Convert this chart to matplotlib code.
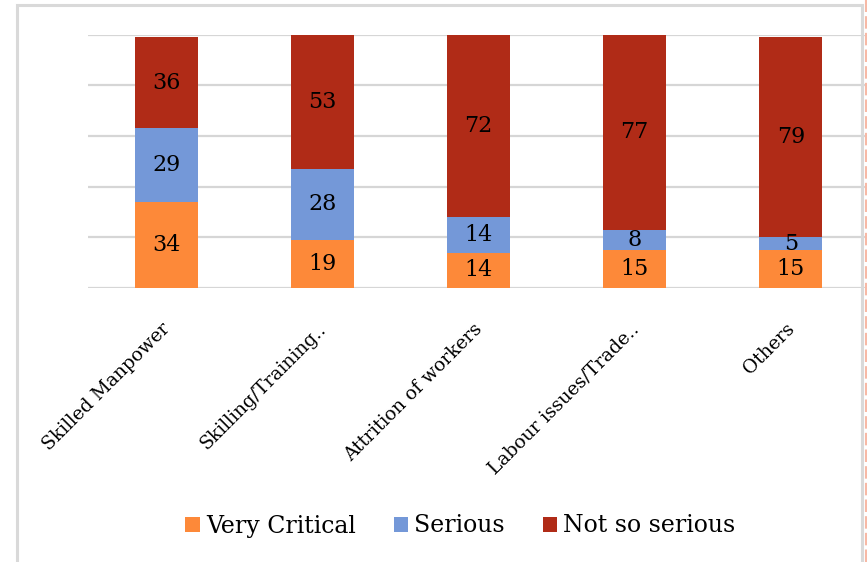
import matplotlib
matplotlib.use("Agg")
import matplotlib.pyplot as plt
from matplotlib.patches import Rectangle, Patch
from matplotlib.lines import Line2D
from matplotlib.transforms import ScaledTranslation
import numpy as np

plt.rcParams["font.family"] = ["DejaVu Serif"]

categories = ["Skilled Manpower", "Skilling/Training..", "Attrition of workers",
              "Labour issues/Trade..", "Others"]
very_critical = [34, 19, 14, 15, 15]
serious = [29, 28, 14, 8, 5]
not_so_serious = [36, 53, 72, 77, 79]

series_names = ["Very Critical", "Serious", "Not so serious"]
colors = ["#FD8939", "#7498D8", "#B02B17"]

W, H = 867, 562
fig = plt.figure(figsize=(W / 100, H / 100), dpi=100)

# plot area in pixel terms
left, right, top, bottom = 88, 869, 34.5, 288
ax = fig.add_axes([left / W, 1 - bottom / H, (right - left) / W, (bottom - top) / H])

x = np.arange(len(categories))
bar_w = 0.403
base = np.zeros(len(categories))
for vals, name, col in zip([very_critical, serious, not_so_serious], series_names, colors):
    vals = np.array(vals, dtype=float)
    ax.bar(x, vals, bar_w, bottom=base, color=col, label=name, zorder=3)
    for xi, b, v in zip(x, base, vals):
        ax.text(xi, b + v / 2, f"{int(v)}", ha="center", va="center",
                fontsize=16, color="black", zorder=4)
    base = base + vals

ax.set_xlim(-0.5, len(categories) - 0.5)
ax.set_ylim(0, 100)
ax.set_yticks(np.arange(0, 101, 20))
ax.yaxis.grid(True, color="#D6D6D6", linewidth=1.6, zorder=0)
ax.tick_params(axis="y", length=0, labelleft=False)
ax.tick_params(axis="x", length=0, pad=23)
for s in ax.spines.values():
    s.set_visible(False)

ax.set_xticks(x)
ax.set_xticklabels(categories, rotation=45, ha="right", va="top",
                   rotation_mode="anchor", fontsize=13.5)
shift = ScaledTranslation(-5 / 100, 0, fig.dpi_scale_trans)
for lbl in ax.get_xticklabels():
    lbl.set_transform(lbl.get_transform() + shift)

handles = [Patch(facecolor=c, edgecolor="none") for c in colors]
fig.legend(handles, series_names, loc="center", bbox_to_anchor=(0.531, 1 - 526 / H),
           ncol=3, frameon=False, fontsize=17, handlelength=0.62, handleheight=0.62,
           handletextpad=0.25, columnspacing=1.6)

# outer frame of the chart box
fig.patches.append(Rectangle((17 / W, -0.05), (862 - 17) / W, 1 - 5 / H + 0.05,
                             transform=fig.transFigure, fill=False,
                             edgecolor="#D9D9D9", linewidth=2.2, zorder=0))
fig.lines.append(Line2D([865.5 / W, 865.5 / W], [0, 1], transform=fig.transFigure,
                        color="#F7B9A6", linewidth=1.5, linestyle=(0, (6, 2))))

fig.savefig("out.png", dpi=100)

•••••

Your goal: All the lines above are to be given again exactly as they read, with the pictures removed.

Task response:
Convert this chart to matplotlib code.
import matplotlib
matplotlib.use("Agg")
import matplotlib.pyplot as plt
from matplotlib.patches import Rectangle, Patch
from matplotlib.lines import Line2D
from matplotlib.transforms import ScaledTranslation
import numpy as np

plt.rcParams["font.family"] = ["DejaVu Serif"]

categories = ["Skilled Manpower", "Skilling/Training..", "Attrition of workers",
              "Labour issues/Trade..", "Others"]
very_critical = [34, 19, 14, 15, 15]
serious = [29, 28, 14, 8, 5]
not_so_serious = [36, 53, 72, 77, 79]

series_names = ["Very Critical", "Serious", "Not so serious"]
colors = ["#FD8939", "#7498D8", "#B02B17"]

W, H = 867, 562
fig = plt.figure(figsize=(W / 100, H / 100), dpi=100)

# plot area in pixel terms
left, right, top, bottom = 88, 869, 34.5, 288
ax = fig.add_axes([left / W, 1 - bottom / H, (right - left) / W, (bottom - top) / H])

x = np.arange(len(categories))
bar_w = 0.403
base = np.zeros(len(categories))
for vals, name, col in zip([very_critical, serious, not_so_serious], series_names, colors):
    vals = np.array(vals, dtype=float)
    ax.bar(x, vals, bar_w, bottom=base, color=col, label=name, zorder=3)
    for xi, b, v in zip(x, base, vals):
        ax.text(xi, b + v / 2, f"{int(v)}", ha="center", va="center",
                fontsize=16, color="black", zorder=4)
    base = base + vals

ax.set_xlim(-0.5, len(categories) - 0.5)
ax.set_ylim(0, 100)
ax.set_yticks(np.arange(0, 101, 20))
ax.yaxis.grid(True, color="#D6D6D6", linewidth=1.6, zorder=0)
ax.tick_params(axis="y", length=0, labelleft=False)
ax.tick_params(axis="x", length=0, pad=23)
for s in ax.spines.values():
    s.set_visible(False)

ax.set_xticks(x)
ax.set_xticklabels(categories, rotation=45, ha="right", va="top",
                   rotation_mode="anchor", fontsize=13.5)
shift = ScaledTranslation(-5 / 100, 0, fig.dpi_scale_trans)
for lbl in ax.get_xticklabels():
    lbl.set_transform(lbl.get_transform() + shift)

handles = [Patch(facecolor=c, edgecolor="none") for c in colors]
fig.legend(handles, series_names, loc="center", bbox_to_anchor=(0.531, 1 - 526 / H),
           ncol=3, frameon=False, fontsize=17, handlelength=0.62, handleheight=0.62,
           handletextpad=0.25, columnspacing=1.6)

# outer frame of the chart box
fig.patches.append(Rectangle((17 / W, -0.05), (862 - 17) / W, 1 - 5 / H + 0.05,
                             transform=fig.transFigure, fill=False,
                             edgecolor="#D9D9D9", linewidth=2.2, zorder=0))
fig.lines.append(Line2D([865.5 / W, 865.5 / W], [0, 1], transform=fig.transFigure,
                        color="#F7B9A6", linewidth=1.5, linestyle=(0, (6, 2))))

fig.savefig("out.png", dpi=100)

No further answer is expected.